Written exercise ::
Take from the listing each line that has the string "using".

Records ::

────────────────

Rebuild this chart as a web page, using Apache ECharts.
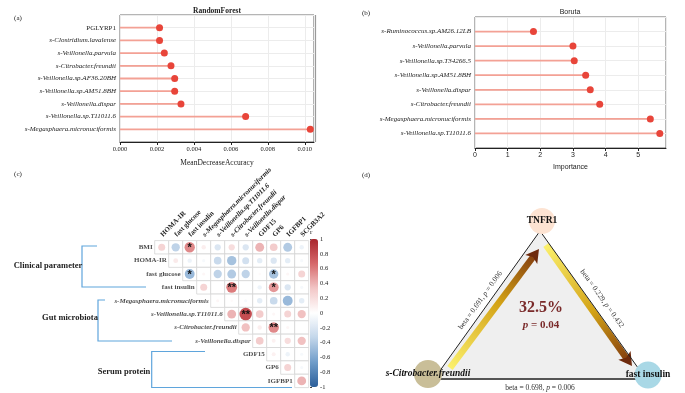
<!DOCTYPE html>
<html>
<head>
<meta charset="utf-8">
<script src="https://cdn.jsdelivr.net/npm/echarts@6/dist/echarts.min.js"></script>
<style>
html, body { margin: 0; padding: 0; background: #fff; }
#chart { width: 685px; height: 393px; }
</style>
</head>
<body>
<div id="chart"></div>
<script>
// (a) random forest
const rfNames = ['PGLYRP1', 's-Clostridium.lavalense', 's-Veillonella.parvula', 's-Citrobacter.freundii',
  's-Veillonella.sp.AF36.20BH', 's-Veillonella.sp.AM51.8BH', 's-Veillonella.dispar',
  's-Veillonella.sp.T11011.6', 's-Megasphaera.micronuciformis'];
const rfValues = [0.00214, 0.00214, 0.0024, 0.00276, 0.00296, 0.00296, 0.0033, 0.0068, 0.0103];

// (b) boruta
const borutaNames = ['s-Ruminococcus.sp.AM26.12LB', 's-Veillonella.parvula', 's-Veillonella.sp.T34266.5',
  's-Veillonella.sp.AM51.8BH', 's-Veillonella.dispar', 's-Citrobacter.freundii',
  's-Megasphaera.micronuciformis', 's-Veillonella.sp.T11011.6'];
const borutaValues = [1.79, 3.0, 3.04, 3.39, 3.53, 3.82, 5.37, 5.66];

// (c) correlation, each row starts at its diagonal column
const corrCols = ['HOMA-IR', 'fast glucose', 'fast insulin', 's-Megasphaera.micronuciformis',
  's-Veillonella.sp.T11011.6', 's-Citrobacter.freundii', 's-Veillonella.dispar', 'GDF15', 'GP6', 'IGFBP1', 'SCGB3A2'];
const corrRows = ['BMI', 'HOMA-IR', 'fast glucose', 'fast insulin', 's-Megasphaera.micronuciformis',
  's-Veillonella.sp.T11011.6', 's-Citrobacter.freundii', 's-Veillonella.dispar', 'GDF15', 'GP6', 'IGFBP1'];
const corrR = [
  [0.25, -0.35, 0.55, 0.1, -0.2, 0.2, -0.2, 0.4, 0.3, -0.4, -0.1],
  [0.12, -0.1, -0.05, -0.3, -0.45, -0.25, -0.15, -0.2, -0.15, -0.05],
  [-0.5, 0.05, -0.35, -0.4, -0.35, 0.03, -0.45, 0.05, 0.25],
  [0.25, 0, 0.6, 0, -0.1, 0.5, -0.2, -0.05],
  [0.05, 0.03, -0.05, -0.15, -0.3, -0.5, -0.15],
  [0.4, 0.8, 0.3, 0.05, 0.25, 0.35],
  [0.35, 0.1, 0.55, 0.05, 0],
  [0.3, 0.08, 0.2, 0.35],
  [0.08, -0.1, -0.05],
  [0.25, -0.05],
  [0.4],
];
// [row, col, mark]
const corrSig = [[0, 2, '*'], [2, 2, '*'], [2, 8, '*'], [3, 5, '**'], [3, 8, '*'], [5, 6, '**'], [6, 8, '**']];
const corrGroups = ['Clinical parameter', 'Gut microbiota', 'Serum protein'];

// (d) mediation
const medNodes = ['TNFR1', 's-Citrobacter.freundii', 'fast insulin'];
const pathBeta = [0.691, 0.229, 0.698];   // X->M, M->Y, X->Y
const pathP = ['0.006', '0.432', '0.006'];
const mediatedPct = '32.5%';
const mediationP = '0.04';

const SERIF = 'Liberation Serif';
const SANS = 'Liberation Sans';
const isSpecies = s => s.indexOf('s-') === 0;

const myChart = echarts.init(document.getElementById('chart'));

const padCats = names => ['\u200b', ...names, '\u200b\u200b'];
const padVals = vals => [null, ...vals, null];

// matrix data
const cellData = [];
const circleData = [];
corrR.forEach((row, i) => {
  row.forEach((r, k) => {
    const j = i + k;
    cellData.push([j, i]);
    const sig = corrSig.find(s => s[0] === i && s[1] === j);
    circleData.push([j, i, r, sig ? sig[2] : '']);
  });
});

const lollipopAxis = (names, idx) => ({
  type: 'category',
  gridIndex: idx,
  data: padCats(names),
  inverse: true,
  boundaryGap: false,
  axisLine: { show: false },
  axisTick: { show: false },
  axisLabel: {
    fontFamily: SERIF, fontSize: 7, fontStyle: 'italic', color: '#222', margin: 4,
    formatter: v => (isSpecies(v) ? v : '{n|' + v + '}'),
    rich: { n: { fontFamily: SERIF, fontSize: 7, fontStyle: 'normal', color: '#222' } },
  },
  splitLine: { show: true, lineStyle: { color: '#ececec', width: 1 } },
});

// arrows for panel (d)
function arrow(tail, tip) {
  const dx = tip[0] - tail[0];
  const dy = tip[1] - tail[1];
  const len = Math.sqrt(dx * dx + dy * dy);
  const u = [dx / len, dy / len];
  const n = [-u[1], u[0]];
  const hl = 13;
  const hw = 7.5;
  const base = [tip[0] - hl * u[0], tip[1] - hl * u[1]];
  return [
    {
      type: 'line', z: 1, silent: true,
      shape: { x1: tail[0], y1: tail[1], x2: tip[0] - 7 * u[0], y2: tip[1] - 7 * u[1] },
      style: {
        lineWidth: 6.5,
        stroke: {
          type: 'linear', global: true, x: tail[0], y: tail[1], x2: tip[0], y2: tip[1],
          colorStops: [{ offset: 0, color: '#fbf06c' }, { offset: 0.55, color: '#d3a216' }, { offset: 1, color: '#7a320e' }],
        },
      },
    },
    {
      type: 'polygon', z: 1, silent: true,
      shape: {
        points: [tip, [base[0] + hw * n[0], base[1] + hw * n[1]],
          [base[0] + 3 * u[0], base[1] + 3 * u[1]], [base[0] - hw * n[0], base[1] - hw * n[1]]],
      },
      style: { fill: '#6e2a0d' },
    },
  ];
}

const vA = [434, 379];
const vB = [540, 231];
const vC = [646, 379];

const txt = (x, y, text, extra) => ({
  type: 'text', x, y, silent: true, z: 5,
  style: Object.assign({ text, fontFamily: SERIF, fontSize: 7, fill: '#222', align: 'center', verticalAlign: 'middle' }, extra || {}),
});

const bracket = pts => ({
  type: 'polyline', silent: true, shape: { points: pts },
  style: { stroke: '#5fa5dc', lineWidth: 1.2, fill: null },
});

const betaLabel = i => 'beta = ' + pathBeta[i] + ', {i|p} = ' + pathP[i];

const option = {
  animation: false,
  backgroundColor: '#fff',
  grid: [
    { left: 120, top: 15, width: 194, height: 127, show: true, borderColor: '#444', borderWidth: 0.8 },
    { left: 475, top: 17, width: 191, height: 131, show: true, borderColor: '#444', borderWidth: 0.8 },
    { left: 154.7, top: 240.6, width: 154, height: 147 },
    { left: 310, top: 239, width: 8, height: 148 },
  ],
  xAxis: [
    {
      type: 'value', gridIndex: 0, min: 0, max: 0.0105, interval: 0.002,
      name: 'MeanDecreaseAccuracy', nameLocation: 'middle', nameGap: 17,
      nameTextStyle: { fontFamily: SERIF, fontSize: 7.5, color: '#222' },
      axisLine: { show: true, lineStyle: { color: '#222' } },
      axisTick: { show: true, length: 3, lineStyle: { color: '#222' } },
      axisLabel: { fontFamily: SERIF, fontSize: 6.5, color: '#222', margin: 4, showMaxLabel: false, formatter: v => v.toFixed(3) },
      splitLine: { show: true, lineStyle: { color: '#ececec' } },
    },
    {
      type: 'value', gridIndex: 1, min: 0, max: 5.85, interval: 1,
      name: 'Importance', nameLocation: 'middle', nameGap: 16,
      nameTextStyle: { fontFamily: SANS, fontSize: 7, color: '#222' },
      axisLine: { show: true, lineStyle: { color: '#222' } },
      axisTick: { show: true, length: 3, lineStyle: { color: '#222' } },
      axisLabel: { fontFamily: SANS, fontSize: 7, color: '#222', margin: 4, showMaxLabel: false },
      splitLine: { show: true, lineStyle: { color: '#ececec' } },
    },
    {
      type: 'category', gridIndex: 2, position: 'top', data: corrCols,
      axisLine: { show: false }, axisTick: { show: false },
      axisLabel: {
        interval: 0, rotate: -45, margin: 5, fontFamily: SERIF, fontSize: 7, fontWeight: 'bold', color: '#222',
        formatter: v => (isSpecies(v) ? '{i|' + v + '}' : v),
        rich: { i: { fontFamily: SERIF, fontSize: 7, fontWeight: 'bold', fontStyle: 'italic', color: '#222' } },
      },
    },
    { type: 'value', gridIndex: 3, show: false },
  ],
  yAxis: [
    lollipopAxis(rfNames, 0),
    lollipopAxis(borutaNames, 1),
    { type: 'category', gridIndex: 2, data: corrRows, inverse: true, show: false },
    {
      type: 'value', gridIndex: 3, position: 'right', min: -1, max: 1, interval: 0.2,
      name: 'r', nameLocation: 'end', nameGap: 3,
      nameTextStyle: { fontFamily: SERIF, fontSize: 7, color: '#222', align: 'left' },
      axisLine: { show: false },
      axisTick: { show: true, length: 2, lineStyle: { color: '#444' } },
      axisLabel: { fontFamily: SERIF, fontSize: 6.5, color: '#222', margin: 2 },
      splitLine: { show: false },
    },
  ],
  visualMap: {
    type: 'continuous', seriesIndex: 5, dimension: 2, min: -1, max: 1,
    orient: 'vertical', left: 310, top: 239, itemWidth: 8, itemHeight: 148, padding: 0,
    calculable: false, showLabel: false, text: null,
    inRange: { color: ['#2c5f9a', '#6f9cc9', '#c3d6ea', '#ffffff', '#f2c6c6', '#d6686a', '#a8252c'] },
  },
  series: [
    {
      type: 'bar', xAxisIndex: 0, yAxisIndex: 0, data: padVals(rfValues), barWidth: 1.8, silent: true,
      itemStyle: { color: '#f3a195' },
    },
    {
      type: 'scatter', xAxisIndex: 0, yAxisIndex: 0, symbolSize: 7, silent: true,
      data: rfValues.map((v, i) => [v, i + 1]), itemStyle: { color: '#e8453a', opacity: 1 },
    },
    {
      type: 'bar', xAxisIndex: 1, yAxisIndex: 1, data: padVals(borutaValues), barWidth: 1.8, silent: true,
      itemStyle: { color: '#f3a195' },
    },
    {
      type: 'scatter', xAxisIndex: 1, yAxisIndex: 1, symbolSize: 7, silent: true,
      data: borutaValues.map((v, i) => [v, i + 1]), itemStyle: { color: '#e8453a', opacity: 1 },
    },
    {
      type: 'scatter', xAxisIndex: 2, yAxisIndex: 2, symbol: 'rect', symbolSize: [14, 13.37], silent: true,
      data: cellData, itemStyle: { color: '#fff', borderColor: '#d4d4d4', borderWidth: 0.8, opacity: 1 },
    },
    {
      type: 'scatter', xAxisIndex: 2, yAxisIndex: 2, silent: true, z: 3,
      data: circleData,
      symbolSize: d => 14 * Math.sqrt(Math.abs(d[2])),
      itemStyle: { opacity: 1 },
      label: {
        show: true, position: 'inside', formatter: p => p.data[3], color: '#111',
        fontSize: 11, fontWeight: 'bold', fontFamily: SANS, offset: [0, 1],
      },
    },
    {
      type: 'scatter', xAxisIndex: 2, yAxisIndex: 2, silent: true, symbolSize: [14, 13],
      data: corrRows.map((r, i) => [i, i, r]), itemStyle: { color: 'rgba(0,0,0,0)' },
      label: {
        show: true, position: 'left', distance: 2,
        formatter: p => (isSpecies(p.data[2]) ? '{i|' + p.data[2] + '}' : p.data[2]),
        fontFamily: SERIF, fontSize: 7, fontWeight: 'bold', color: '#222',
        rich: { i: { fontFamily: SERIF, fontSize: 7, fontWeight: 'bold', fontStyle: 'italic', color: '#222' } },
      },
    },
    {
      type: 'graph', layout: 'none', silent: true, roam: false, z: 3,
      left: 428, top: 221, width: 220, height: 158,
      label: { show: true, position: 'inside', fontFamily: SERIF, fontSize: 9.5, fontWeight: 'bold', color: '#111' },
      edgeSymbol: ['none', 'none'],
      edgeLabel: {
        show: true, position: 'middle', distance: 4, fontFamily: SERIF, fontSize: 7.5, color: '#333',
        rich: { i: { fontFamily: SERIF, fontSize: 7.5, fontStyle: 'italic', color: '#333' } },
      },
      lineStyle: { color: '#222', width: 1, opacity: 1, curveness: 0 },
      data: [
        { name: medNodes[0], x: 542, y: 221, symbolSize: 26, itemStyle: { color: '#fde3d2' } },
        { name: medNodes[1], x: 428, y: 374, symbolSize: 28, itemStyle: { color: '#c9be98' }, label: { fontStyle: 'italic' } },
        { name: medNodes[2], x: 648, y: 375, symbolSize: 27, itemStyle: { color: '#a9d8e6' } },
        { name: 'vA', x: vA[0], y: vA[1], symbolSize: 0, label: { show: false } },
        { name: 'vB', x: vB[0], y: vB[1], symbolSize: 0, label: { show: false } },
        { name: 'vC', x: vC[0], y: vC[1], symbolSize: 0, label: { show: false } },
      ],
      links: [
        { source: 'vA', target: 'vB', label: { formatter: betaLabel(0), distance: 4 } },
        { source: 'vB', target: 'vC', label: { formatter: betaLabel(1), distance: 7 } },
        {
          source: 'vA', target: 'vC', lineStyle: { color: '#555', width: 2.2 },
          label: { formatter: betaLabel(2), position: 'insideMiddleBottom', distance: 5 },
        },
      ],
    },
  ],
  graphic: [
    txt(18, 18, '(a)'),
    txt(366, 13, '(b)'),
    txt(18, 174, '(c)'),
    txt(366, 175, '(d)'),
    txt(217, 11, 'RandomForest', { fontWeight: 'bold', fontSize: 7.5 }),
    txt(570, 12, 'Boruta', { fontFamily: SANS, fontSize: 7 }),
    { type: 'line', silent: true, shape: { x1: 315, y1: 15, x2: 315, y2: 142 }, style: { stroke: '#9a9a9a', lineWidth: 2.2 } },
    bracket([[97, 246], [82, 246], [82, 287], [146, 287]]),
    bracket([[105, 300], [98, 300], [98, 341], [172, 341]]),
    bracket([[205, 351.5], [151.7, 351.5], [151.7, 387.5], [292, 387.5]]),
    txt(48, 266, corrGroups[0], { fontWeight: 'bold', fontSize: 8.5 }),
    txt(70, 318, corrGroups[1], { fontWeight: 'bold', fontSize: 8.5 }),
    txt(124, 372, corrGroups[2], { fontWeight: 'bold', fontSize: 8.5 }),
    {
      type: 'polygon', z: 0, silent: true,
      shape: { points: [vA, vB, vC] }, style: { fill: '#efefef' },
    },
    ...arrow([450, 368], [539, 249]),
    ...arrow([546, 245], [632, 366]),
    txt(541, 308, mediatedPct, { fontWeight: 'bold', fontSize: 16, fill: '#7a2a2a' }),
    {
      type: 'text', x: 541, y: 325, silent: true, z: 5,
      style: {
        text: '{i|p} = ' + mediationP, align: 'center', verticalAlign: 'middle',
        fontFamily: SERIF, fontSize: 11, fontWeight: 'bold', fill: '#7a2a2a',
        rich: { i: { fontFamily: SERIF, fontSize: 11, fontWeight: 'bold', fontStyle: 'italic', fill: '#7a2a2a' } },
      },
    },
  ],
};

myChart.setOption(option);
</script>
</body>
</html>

────────────────

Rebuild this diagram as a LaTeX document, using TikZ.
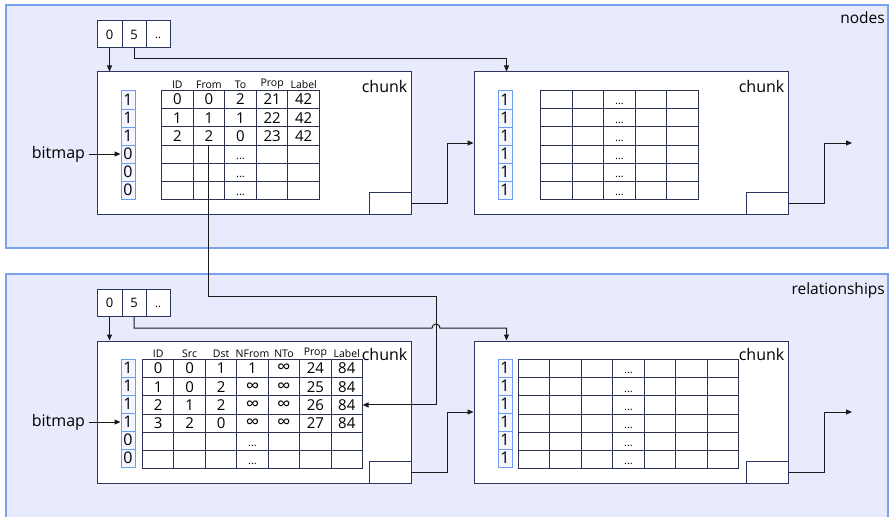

────────────────

The result ::
Rebuild this chart as a web page, using Apache ECharts.
Rebuild this diagram as a LaTeX document, using TikZ.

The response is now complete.